►

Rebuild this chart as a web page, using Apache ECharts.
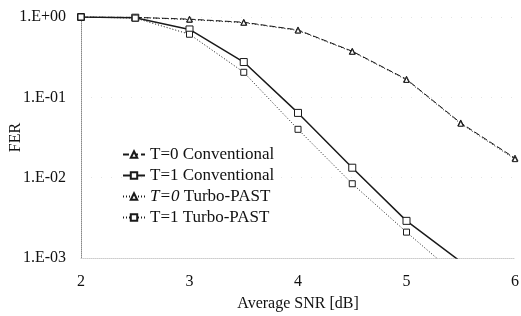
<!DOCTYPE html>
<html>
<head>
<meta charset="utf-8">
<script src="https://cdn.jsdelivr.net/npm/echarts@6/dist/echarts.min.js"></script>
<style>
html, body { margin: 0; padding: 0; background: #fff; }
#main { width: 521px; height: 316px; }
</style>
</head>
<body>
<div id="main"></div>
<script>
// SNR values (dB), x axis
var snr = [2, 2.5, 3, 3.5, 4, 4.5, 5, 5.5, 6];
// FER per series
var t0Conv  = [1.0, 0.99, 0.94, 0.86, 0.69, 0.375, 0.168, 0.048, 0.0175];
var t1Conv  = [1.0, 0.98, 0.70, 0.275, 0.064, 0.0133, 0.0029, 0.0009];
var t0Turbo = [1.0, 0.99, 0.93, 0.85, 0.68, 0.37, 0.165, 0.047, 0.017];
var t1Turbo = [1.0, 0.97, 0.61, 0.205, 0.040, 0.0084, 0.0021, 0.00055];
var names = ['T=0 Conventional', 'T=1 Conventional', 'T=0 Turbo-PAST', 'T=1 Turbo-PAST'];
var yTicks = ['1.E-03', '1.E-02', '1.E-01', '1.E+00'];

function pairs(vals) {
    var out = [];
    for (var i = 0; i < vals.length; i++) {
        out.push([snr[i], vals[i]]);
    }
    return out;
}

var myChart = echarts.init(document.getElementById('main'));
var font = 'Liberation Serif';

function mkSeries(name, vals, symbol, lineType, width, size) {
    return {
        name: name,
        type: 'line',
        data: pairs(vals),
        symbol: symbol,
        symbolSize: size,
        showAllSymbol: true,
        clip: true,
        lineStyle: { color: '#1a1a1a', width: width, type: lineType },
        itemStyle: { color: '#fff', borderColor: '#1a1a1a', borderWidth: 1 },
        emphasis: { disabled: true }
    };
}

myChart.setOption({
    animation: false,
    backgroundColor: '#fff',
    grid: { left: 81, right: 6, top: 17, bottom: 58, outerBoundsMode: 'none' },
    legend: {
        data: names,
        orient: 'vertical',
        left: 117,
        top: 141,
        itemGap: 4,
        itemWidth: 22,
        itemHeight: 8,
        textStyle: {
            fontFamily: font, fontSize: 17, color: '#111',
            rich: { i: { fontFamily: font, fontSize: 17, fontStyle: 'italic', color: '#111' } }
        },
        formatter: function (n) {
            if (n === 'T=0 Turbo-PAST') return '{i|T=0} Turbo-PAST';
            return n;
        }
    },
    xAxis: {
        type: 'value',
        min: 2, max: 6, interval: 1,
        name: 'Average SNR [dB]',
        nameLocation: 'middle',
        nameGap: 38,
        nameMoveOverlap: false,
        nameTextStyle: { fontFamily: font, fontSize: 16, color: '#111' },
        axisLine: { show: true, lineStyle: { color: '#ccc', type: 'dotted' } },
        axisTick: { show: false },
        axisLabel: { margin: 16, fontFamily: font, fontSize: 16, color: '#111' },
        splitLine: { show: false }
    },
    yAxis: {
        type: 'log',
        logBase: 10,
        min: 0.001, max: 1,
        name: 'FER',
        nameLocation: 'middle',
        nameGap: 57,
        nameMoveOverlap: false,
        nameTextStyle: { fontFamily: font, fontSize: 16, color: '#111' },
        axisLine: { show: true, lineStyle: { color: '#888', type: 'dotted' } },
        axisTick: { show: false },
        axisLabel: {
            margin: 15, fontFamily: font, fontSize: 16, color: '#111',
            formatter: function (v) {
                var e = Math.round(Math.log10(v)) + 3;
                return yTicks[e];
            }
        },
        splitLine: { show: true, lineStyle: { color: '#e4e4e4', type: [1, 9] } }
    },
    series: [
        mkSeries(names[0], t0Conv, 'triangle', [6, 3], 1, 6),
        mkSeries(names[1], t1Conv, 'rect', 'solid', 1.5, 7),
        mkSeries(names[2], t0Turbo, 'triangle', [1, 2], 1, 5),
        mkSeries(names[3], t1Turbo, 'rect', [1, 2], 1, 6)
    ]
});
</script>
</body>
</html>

◄

→ REQUIRED TASK:
Set the data above down again exactly as given, with no pictures.

→ REPLY:
Rebuild this chart as a web page, using Apache ECharts.
<!DOCTYPE html>
<html>
<head>
<meta charset="utf-8">
<script src="https://cdn.jsdelivr.net/npm/echarts@6/dist/echarts.min.js"></script>
<style>
html, body { margin: 0; padding: 0; background: #fff; }
#main { width: 521px; height: 316px; }
</style>
</head>
<body>
<div id="main"></div>
<script>
// SNR values (dB), x axis
var snr = [2, 2.5, 3, 3.5, 4, 4.5, 5, 5.5, 6];
// FER per series
var t0Conv  = [1.0, 0.99, 0.94, 0.86, 0.69, 0.375, 0.168, 0.048, 0.0175];
var t1Conv  = [1.0, 0.98, 0.70, 0.275, 0.064, 0.0133, 0.0029, 0.0009];
var t0Turbo = [1.0, 0.99, 0.93, 0.85, 0.68, 0.37, 0.165, 0.047, 0.017];
var t1Turbo = [1.0, 0.97, 0.61, 0.205, 0.040, 0.0084, 0.0021, 0.00055];
var names = ['T=0 Conventional', 'T=1 Conventional', 'T=0 Turbo-PAST', 'T=1 Turbo-PAST'];
var yTicks = ['1.E-03', '1.E-02', '1.E-01', '1.E+00'];

function pairs(vals) {
    var out = [];
    for (var i = 0; i < vals.length; i++) {
        out.push([snr[i], vals[i]]);
    }
    return out;
}

var myChart = echarts.init(document.getElementById('main'));
var font = 'Liberation Serif';

function mkSeries(name, vals, symbol, lineType, width, size) {
    return {
        name: name,
        type: 'line',
        data: pairs(vals),
        symbol: symbol,
        symbolSize: size,
        showAllSymbol: true,
        clip: true,
        lineStyle: { color: '#1a1a1a', width: width, type: lineType },
        itemStyle: { color: '#fff', borderColor: '#1a1a1a', borderWidth: 1 },
        emphasis: { disabled: true }
    };
}

myChart.setOption({
    animation: false,
    backgroundColor: '#fff',
    grid: { left: 81, right: 6, top: 17, bottom: 58, outerBoundsMode: 'none' },
    legend: {
        data: names,
        orient: 'vertical',
        left: 117,
        top: 141,
        itemGap: 4,
        itemWidth: 22,
        itemHeight: 8,
        textStyle: {
            fontFamily: font, fontSize: 17, color: '#111',
            rich: { i: { fontFamily: font, fontSize: 17, fontStyle: 'italic', color: '#111' } }
        },
        formatter: function (n) {
            if (n === 'T=0 Turbo-PAST') return '{i|T=0} Turbo-PAST';
            return n;
        }
    },
    xAxis: {
        type: 'value',
        min: 2, max: 6, interval: 1,
        name: 'Average SNR [dB]',
        nameLocation: 'middle',
        nameGap: 38,
        nameMoveOverlap: false,
        nameTextStyle: { fontFamily: font, fontSize: 16, color: '#111' },
        axisLine: { show: true, lineStyle: { color: '#ccc', type: 'dotted' } },
        axisTick: { show: false },
        axisLabel: { margin: 16, fontFamily: font, fontSize: 16, color: '#111' },
        splitLine: { show: false }
    },
    yAxis: {
        type: 'log',
        logBase: 10,
        min: 0.001, max: 1,
        name: 'FER',
        nameLocation: 'middle',
        nameGap: 57,
        nameMoveOverlap: false,
        nameTextStyle: { fontFamily: font, fontSize: 16, color: '#111' },
        axisLine: { show: true, lineStyle: { color: '#888', type: 'dotted' } },
        axisTick: { show: false },
        axisLabel: {
            margin: 15, fontFamily: font, fontSize: 16, color: '#111',
            formatter: function (v) {
                var e = Math.round(Math.log10(v)) + 3;
                return yTicks[e];
            }
        },
        splitLine: { show: true, lineStyle: { color: '#e4e4e4', type: [1, 9] } }
    },
    series: [
        mkSeries(names[0], t0Conv, 'triangle', [6, 3], 1, 6),
        mkSeries(names[1], t1Conv, 'rect', 'solid', 1.5, 7),
        mkSeries(names[2], t0Turbo, 'triangle', [1, 2], 1, 5),
        mkSeries(names[3], t1Turbo, 'rect', [1, 2], 1, 6)
    ]
});
</script>
</body>
</html>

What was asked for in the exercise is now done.